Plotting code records
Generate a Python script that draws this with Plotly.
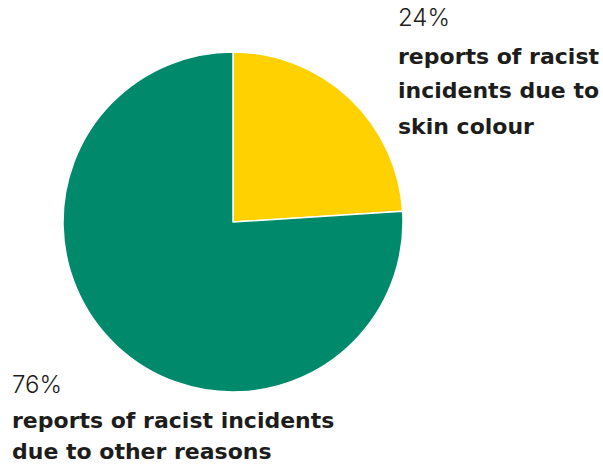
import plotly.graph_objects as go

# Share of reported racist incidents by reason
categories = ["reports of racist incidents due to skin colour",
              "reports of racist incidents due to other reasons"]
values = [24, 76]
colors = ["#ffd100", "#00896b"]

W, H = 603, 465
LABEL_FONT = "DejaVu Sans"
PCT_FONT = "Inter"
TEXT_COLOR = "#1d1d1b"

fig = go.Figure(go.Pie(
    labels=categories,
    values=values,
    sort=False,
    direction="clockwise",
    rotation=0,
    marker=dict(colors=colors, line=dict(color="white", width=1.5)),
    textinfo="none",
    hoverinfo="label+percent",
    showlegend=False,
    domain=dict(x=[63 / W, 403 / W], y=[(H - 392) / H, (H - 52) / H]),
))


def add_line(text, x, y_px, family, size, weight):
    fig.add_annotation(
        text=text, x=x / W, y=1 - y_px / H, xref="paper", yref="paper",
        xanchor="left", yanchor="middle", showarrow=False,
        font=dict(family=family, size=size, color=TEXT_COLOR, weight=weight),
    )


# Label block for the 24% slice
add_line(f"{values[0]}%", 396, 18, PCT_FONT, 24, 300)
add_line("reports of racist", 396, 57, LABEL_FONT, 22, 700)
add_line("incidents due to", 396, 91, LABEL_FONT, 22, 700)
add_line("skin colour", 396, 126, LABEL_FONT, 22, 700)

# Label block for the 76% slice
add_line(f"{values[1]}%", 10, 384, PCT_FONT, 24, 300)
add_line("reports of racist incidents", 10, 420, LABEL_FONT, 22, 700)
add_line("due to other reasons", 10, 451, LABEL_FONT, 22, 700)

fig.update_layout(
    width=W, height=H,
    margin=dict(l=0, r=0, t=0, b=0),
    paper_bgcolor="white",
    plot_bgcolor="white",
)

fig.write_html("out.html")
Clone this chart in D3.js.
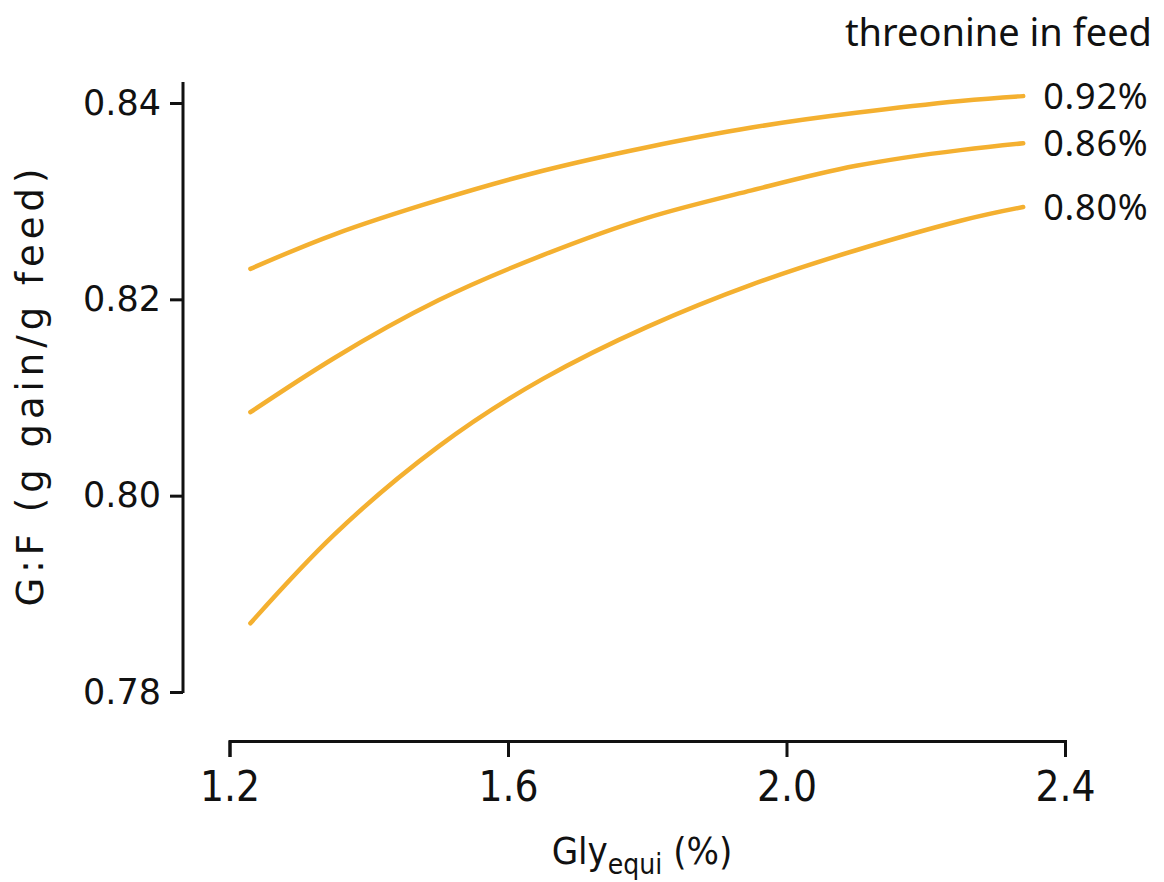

* **TASK PROMPT**: Retype each line of the listing above word for word. Exclude the pictures.

* **EXPECTED ANSWER**:
Generate a Python script that draws this with Plotly.
import plotly.graph_objects as go

# Share of reported racist incidents by reason
categories = ["reports of racist incidents due to skin colour",
              "reports of racist incidents due to other reasons"]
values = [24, 76]
colors = ["#ffd100", "#00896b"]

W, H = 603, 465
LABEL_FONT = "DejaVu Sans"
PCT_FONT = "Inter"
TEXT_COLOR = "#1d1d1b"

fig = go.Figure(go.Pie(
    labels=categories,
    values=values,
    sort=False,
    direction="clockwise",
    rotation=0,
    marker=dict(colors=colors, line=dict(color="white", width=1.5)),
    textinfo="none",
    hoverinfo="label+percent",
    showlegend=False,
    domain=dict(x=[63 / W, 403 / W], y=[(H - 392) / H, (H - 52) / H]),
))


def add_line(text, x, y_px, family, size, weight):
    fig.add_annotation(
        text=text, x=x / W, y=1 - y_px / H, xref="paper", yref="paper",
        xanchor="left", yanchor="middle", showarrow=False,
        font=dict(family=family, size=size, color=TEXT_COLOR, weight=weight),
    )


# Label block for the 24% slice
add_line(f"{values[0]}%", 396, 18, PCT_FONT, 24, 300)
add_line("reports of racist", 396, 57, LABEL_FONT, 22, 700)
add_line("incidents due to", 396, 91, LABEL_FONT, 22, 700)
add_line("skin colour", 396, 126, LABEL_FONT, 22, 700)

# Label block for the 76% slice
add_line(f"{values[1]}%", 10, 384, PCT_FONT, 24, 300)
add_line("reports of racist incidents", 10, 420, LABEL_FONT, 22, 700)
add_line("due to other reasons", 10, 451, LABEL_FONT, 22, 700)

fig.update_layout(
    width=W, height=H,
    margin=dict(l=0, r=0, t=0, b=0),
    paper_bgcolor="white",
    plot_bgcolor="white",
)

fig.write_html("out.html")
Clone this chart in D3.js.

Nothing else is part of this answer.